Some mentally challenged people out there are scoffing sarcastically at this issue, saying “Oh no, whatever will we do without iPhones…?”. They don’t grasp the wider implications. If Apple’s production is going down because of the supply chain disruption then this is a signal that multiple companies and most of the economy are also going down because of supply chain disruptions. It’s not about iPhones, it’s about the bigger picture.
Globalism has led to interdependent economies and nation states that no longer have redundancies in production. We have been forced to rely on production centers on the other side of the world for a vast majority of our goods.
When China shuts down, the US economy loses almost 20% of its supply chain. When Japan, Singapore, Taiwan, Hong Kong and Vietnam shut down from the virus, you can add another 10% to 15% on top of that. Retailers in the US represent around 70% of GDP. Cut off the supply chain in Asia and retailers lose a vast array of goods to sell. The US economy eventually shuts down also, even if the virus never spreads here.
Some people will argue that we don’t need all the “cheap plastic crap” from Asia anyway, and this situation is a “good thing”. Sorry to break it to you, but America’s economy is built on the selling of cheap plastic crap (along with the selling of the fiat dollar as the world reserve currency).
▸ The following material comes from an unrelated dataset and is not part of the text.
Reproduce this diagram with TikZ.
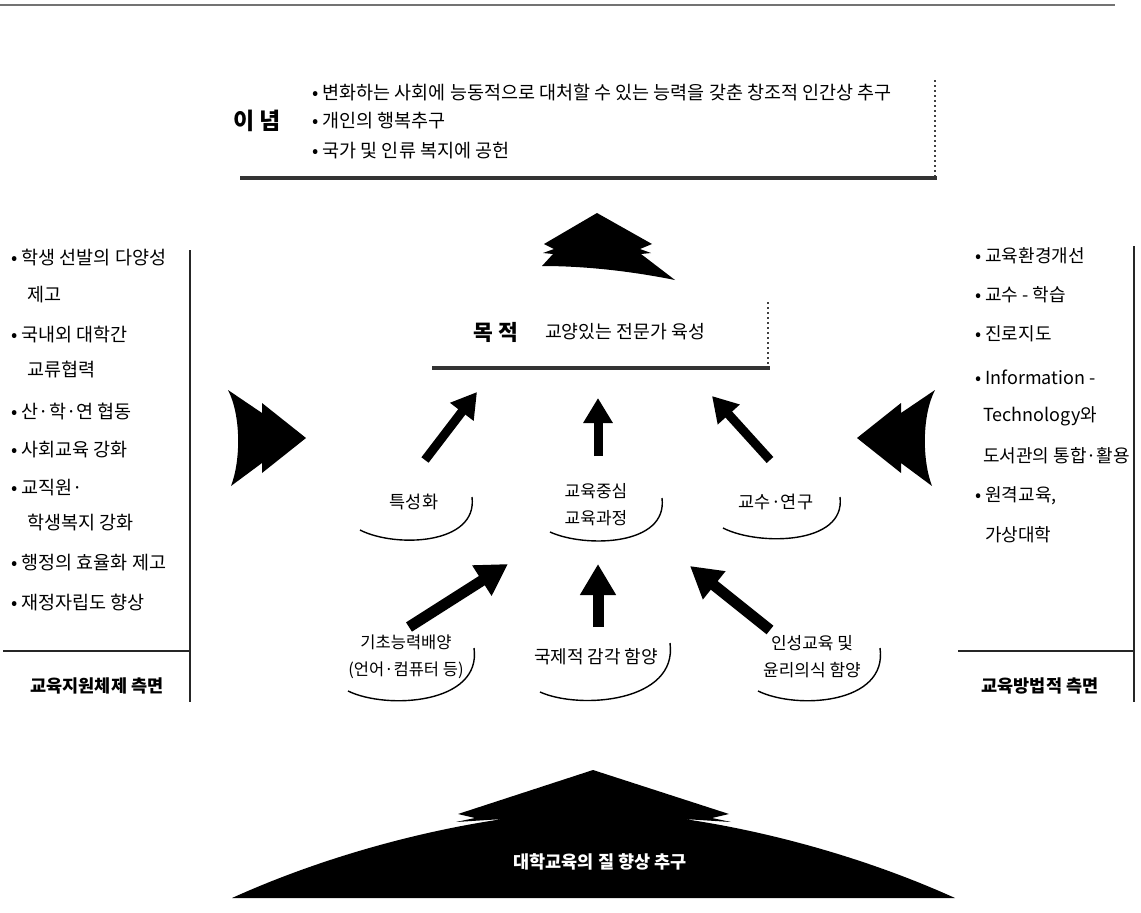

Walmart (Chinamart if you discount agricultural products) is the largest employer in the US and the world, after all. Right or wrong, our economic system is so globalized that the fall of the Chinese dominoes will eventually knock down our own dominoes.
But when this disaster occurs and numerous national economies suffer from enforced globalist integration, guess what will happen next? The globalists will ride to our “rescue” with even greater centralization. This was their agenda all along.
Many people in the liberty movement are now aware of the Event 201 simulation, a war game run by globalists in the Bill and Melinda Gates Foundation and the World Economic Forum on a “theoretical” coronavirus pandemic that kills 65 million people.
This simulation took place only a couple of months before the real thing exploded in China in December. But hey, maybe that’s all just amazing coincidence.